Shopping Cart Portage: An Optimization Proposal

Bryce MarshallIn the eCommerce universe few metrics are as deeply scrutinized as shopping cart abandonment. There are as many experts, agencies, and consultancies working on optimizing shopping cart performance and conversion rates as there are reasons for online consumers to mysteriously vanish mid-transaction.

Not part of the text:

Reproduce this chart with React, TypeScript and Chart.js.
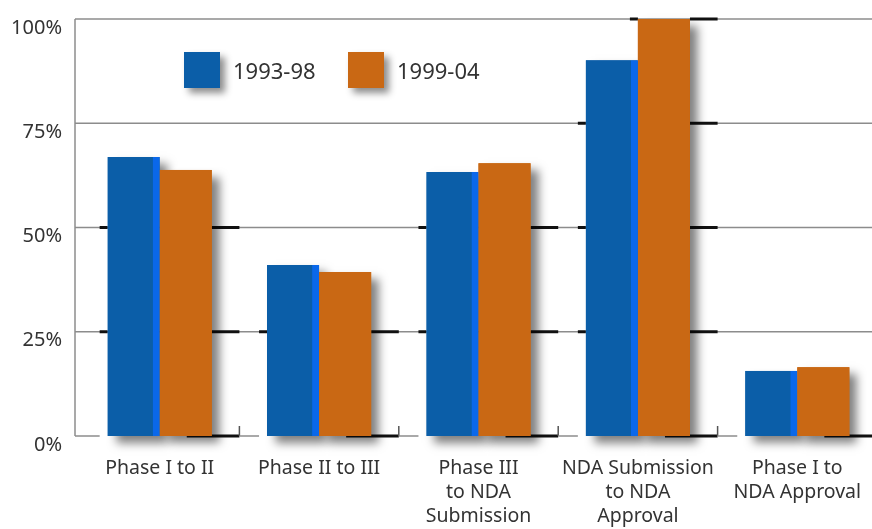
import React, { useEffect, useRef } from "react";
import { Chart, registerables } from "chart.js";

Chart.register(...registerables);

const categories: string[][] = [
  ["Phase I to II"],
  ["Phase II to III"],
  ["Phase III", "to NDA", "Submission"],
  ["NDA Submission", "to NDA", "Approval"],
  ["Phase I to", "NDA Approval"],
];
const series1993 = [66.9, 41.0, 63.3, 90.1, 15.6];
const series1999 = [63.8, 39.3, 65.4, 100, 16.5];
const seriesLabels = ["1993-98", "1999-04"];
const yTicks = [0, 25, 50, 75, 100];

const BLUE = "#0b5ea8";
const BLUE_EDGE = "#0a68ea";
const ORANGE = "#c96814";
const GRID = "#8c8c8c";
const TEXT = "#333333";
const FONT = "'Noto Sans', Lato, sans-serif";

const decor = {
  id: "decor",
  beforeDatasetsDraw(chart: any) {
    const ctx = chart.ctx as CanvasRenderingContext2D;
    const { left } = chart.chartArea;
    const x = chart.scales.x;
    const y = chart.scales.y;
    const m0 = chart.getDatasetMeta(0);
    const m1 = chart.getDatasetMeta(1);
    const n = categories.length;
    const catW = x.width / n;
    const axisX = left - 5;
    const W = chart.width;
    ctx.save();
    ctx.lineCap = "butt";
    ctx.strokeStyle = GRID;
    ctx.lineWidth = 1.5;
    yTicks.forEach((v) => {
      if (v <= 0) return;
      const py = y.getPixelForValue(v);
      ctx.beginPath();
      ctx.moveTo(axisX, py);
      ctx.lineTo(W, py);
      ctx.stroke();
    });
    const y0 = y.getPixelForValue(0);
    ctx.beginPath();
    ctx.moveTo(axisX, y.getPixelForValue(100));
    ctx.lineTo(axisX, y0);
    ctx.stroke();

    for (let i = 0; i < n; i++) {
      const b = m0.data[i];
      const o = m1.data[i];
      const blueL = b.x - b.width / 2;
      const blueR = b.x + b.width / 2;
      const orL = o.x - o.width / 2;
      const orR = o.x + o.width / 2;
      const cx = x.getPixelForValue(i);
      const bndL = i === 0 ? axisX : cx - catW / 2;
      const bndR = cx + catW / 2;
      ctx.strokeStyle = GRID;
      ctx.lineWidth = 1.5;
      ctx.beginPath();
      ctx.moveTo(bndL, y0);
      ctx.lineTo(blueL - 8, y0);
      ctx.stroke();
      ctx.strokeStyle = "#111";
      ctx.lineWidth = 3;
      const vals = [series1993[i], series1999[i]];
      yTicks.forEach((v) => {
        const py = y.getPixelForValue(v);
        if (v === 0) {
          ctx.beginPath();
          ctx.moveTo(orR - 25, py);
          ctx.lineTo(bndR, py);
          ctx.stroke();
          return;
        }
        const leftBar = vals[0] >= v - 0.5 ? blueL : vals[1] >= v - 0.5 ? orL : null;
        const rightBar = vals[1] >= v - 0.5 ? orR : vals[0] >= v - 0.5 ? blueR : null;
        if (leftBar !== null) {
          ctx.beginPath();
          ctx.moveTo(leftBar - 8, py);
          ctx.lineTo(leftBar, py);
          ctx.stroke();
        }
        if (rightBar !== null) {
          ctx.beginPath();
          ctx.moveTo(rightBar, py);
          ctx.lineTo(bndR, py);
          ctx.stroke();
        }
      });
      if (i < n - 1) {
        ctx.strokeStyle = "#555";
        ctx.lineWidth = 1.5;
        ctx.beginPath();
        ctx.moveTo(bndR, y0 - 10);
        ctx.lineTo(bndR, y0);
        ctx.stroke();
      }
    }
    [m0, m1].forEach((meta: any, di: number) => {
      meta.data.forEach((el: any) => {
        ctx.save();
        ctx.shadowColor = "rgba(0,0,0,0.5)";
        ctx.shadowBlur = 9;
        ctx.shadowOffsetX = 8;
        ctx.shadowOffsetY = 7;
        ctx.fillStyle = di === 0 ? BLUE : ORANGE;
        ctx.fillRect(el.x - el.width / 2, el.y, el.width, el.base - el.y);
        ctx.restore();
      });
    });
    ctx.restore();
  },
  afterDraw(chart: any) {
    const ctx = chart.ctx as CanvasRenderingContext2D;
    const { left, top } = chart.chartArea;
    const colors = [BLUE, ORANGE];
    const size = 36;
    const xs = [left + 104, left + 268];
    const sy = top + 33;
    ctx.save();
    seriesLabels.forEach((lab, i) => {
      ctx.save();
      ctx.shadowColor = "rgba(0,0,0,0.45)";
      ctx.shadowBlur = 7;
      ctx.shadowOffsetX = 5;
      ctx.shadowOffsetY = 5;
      ctx.fillStyle = colors[i];
      ctx.fillRect(xs[i], sy, size, size);
      ctx.restore();
      ctx.fillStyle = TEXT;
      ctx.font = `22px ${FONT}`;
      ctx.textAlign = "left";
      ctx.textBaseline = "middle";
      ctx.fillText(lab, xs[i] + size + 13, sy + size / 2 + 3);
    });
    ctx.restore();
  },
};

export default function App() {
  const ref = useRef<HTMLCanvasElement | null>(null);
  useEffect(() => {
    if (!ref.current) return;
    const chart = new Chart(ref.current, {
      type: "bar",
      data: {
        labels: categories,
        datasets: [
          {
            label: seriesLabels[0],
            data: series1993,
            backgroundColor: BLUE,
            borderColor: BLUE_EDGE,
            borderWidth: { top: 0, right: 7, bottom: 0, left: 0 },
            borderSkipped: false,
          },
          {
            label: seriesLabels[1],
            data: series1999,
            backgroundColor: ORANGE,
            borderWidth: 0,
          },
        ],
      },
      options: {
        animation: false,
        responsive: false,
        devicePixelRatio: 1,
        layout: { padding: { top: 19, left: 0, right: 0, bottom: 0 } },
        plugins: { legend: { display: false }, tooltip: { enabled: false } },
        datasets: { bar: { categoryPercentage: 0.653, barPercentage: 1 } },
        scales: {
          x: {
            grid: { display: false, drawTicks: false },
            border: { display: false },
            ticks: {
              color: TEXT,
              font: { family: FONT, size: 19.5, lineHeight: 1.23 },
              padding: 20,
              maxRotation: 0,
              autoSkip: false,
            },
            afterFit: (s: any) => {
              s.height = 93;
              s.paddingLeft = 0;
              s.paddingRight = 0;
            },
          },
          y: {
            min: 0,
            max: 100,
            grid: { display: false, drawTicks: false },
            border: { display: false },
            ticks: {
              stepSize: 25,
              color: TEXT,
              font: { family: FONT, size: 20 },
              padding: 18,
              labelOffset: 9,
              callback: (v: any) => v + "%",
            },
            afterFit: (s: any) => {
              s.width = 80;
              s.paddingTop = 0;
              s.paddingBottom = 0;
            },
          },
        },
      },
      plugins: [decor],
    });
    return () => chart.destroy();
  }, []);
  return (
    <div
      style={{
        position: "absolute",
        left: 0,
        top: 0,
        width: 872,
        height: 529,
        overflow: "hidden",
        background: "#fff",
      }}
    >
      <canvas ref={ref} width={877} height={529} style={{ display: "block" }} />
    </div>
  );
}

I'm all for shopping cart optimization. Get those cart conversion metrics up! Meet with the usability pros! But, there is a point at which shopping cart optimization – if you’re measuring only online conversions – reaches a point of diminishing returns. Simply put, many online shoppers never intended to buy from the website in the first place. How can you quantify this as “abandonment?” Many shoppers want to make a purchase in-store because they prefer to interact with knowledgeable sales staff, try on outfits, see colors and styles, kick the tires on large-ticket items, or simply make a date with a girlfriend, grab a macchiato, swap gossip, and generally make an “event” of the shopping experience.

So, allow me to submit for approval the missing piece of the puzzle – the optimization that is tracked to the bottom line but is not necessarily showing up in current web metrics.

The missing piece is Shopping Cart Portage: in-store conversions of online shopping cart items that are intentionally abandoned.

So what does Shopping Cart Portage look like?

Shopper-friendly, In-store Conversion Aids

Do not fight reality. Recognize that some online shoppers who create a cart have no intention of buying online. Support this preference by creating a better brand experience.

Optimizing your website for Shopping Cart Portage means giving consumers a “send to phone” option. At any point in the shopping cart process an additional “send to phone” call-to-action allows the shopper to input their mobile phone number and receive a text message within seconds. The text message includes an embedded link to their current shopping cart, rendered for easy viewing in a mobile browser. Now the online shopper can refer to the details of their selections (size, color, brand, item number, SKU) and not miss a beat – or an item – when in the store. Better yet, in-store service staff can refer to that mobile cart and quickly track down all the items on their list, offering their own up-sell suggestions along the way. Long before we had online recommendation engines to drive up-sells, we had sales staff!

Additional features include a handy stock look up tool so shoppers can verify the items are in-stock at their favorite/local store, or the option to forward store location information, directions, and maps to their phone. Automated Shopping Cart Portage reminders can be sent by text message to remind customers to take their mobile cart to the store.

Update Conversion Measurement, Allocation Standards

Many hybrid retailers toil with an enormous chasm between their online and brick-and-mortar entities. Each business unit has a different budget, different metrics, and very little integration between them. To paraphrase one eCommerce manager I spoke with on the topic of Shopping Cart Portage, “Why would I spend one dollar of my online budget on something that drives the shopper to the store. We don’t get credit for in-store sales.” Why, indeed.

This comment summarizes broad failures in business organization and measurement. If the online and in-store units are competing then the brand stands blatantly opposed to established consumer behavior. Yet the core issue is not know-how or desire among the marketing teams to do what’s right. It’s an issue of metrics. Update your measurement processes to capture Shopping Cart Portage events:

  • Sales staff and cashiers are trained to enter a unique promotion or commission code that credits the purchase back to the online lead.
  • “Send-to-phone” users receive a unique coupon or promotion code in their text message, which drives them to the store in greater numbers and tracks the total receipt to the Shopping Cart Portage event when redeemed.

Shopping Cart Portage exists. Consumers already embrace multi-channel behavior. It is eCommerce professionals who lack both the initiative to optimize their performance around this behavior, and lack the tools to measure its impact to the bottom line. So, let’s add Shopping Cart Portage to the eCommerce lexicon alongside shopping cart abandonment. Perhaps brands will adopt “cart portage optimization” strategies and metrics, and a whole crop of experts, agencies, and consultancies will spring up to make their dollar.